Fraud committed by relatives
Isolation is a key factor in financial fraud situations. For example, if you call your Aunt Mary, and she is never available to talk to you, that should be considered a warning sign. Family members may isolate the victim through messages such as “Too bad no one else in the family visits you. I’m so glad I can be here for you.” Then “Times are tough and I haven’t been able to pay my bills lately…”
Financial fraud can take many forms, but below are some of the more common types of fraud committed by family members:
- Joint checking account abuse. Grandma’s money is grandma’s money, regardless of who’s name is added to the account. This is a common cause of financial fraud, and it is prosecuted regularly.
- Power of Attorney (POA) abuse. POAs empower others to do very specific tasks on behalf of someone else.
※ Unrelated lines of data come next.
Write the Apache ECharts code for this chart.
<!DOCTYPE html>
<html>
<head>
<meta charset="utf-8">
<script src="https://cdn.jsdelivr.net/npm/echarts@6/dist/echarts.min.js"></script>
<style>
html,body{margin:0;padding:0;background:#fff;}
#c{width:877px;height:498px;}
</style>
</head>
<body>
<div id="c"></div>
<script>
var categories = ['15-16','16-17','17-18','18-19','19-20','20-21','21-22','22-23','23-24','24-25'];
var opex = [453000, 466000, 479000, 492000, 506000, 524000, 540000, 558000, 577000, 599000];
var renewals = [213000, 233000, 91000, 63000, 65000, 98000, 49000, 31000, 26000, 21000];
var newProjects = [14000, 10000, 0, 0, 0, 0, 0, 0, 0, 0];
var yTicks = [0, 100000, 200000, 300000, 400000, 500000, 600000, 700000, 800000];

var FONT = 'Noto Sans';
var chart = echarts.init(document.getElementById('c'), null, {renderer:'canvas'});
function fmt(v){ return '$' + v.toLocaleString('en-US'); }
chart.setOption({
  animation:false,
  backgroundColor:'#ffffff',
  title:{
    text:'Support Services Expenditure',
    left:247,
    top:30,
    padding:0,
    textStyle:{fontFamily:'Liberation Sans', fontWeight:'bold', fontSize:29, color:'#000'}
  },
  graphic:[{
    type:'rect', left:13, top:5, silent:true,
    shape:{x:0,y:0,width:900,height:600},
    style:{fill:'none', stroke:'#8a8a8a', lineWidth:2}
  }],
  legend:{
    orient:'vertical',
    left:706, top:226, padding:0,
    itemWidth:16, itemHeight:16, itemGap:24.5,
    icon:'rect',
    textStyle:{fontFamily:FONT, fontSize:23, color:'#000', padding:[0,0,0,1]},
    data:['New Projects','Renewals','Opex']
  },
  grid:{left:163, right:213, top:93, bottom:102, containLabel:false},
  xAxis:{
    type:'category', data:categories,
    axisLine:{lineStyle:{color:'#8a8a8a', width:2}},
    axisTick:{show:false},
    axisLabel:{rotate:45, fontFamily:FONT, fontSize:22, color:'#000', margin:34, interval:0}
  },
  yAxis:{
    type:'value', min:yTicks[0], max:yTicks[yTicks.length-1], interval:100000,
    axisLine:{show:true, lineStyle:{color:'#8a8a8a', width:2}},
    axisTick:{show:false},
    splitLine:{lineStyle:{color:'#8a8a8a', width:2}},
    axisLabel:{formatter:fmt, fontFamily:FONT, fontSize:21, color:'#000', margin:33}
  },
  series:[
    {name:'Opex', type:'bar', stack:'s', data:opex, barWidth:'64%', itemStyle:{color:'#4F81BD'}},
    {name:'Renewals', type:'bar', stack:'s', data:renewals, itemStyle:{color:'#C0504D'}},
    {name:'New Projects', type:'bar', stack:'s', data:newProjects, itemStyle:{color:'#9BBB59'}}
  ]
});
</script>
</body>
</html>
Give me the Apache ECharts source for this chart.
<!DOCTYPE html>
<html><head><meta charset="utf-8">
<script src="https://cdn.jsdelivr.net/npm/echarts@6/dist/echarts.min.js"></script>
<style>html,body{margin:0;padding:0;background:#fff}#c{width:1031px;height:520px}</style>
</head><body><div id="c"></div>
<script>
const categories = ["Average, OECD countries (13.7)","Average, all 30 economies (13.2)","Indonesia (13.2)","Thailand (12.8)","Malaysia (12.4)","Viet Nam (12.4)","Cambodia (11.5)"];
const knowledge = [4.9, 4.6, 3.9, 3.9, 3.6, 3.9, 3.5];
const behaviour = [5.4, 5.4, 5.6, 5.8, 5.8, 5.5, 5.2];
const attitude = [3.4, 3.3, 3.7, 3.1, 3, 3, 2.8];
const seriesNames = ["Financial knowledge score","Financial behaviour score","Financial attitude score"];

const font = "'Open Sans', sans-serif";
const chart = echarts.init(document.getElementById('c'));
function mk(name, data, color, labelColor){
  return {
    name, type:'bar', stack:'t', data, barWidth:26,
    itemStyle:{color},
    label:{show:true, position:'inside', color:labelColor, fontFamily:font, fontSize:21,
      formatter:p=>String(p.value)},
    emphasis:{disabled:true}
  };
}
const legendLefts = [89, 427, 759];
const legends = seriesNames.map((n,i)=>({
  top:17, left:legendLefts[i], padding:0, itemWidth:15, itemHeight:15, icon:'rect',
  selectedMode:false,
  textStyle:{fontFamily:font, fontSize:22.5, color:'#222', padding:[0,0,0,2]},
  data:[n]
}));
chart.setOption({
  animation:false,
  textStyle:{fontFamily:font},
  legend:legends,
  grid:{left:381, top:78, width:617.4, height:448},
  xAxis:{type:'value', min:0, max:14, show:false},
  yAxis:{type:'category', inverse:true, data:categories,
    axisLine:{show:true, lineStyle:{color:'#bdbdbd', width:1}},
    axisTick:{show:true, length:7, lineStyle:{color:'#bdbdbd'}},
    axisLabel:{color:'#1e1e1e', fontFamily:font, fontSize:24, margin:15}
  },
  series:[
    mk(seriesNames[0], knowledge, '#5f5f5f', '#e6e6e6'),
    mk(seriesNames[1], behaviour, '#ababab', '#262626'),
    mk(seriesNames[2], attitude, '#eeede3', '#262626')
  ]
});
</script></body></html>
It is NOT a license to steal.
- Property theft, which often takes the form of unauthorized “gifts” from the victim.
- Unauthorized inheritance, e.g. ”Grandma wanted me to have this.” If it’s not in the will, it’s theft.
- Changes in wills, trust, or investments due to coercion.
- Relatives living in the house because of undue influence.
Types of Stranger Fraud
In today’s information age, there is no shortage of businesses that will sell detailed personal information to others, for a price. Scammers armed with this information typically use the phone to commit fraud, but watch out for all types of stranger fraud, including:
- Mail theft — taking things right out of the mailbox.
- Door to door. “We are doing your neighbor’s roof down the street…” Never hire someone who comes to the door – or off Craig’s List.
- Phone scams. Some families disconnect the phone when things get bad, but persistent scammers have been known to send a taxi over to a senior’s house to deliver a prepaid phone!
What you can do
- Run a credit report, and look for any suspicious open accounts.
- Monitor the mail. Too little mail means it may have been diverted. Too much may mean a senior is being targeted by scammers.
- Use online banking, if possible, to monitor the situation. Red flags include a sudden change in spending patterns.
- Talk to the friends of your loved one and get their input.
- Look for signs of depression or fear. If a family member is involved, the senior at risk may be reluctant to talk about it.
- Watch for isolation. Don’t be afraid to call the police and ask for a welfare check. They will drive by and assess the situation.
If you suspect fraud, talk to the senior in an open and gentle conversation. Finances are a private matter for anyone; a diplomatic, caring approach will be most effective in protecting your loved one.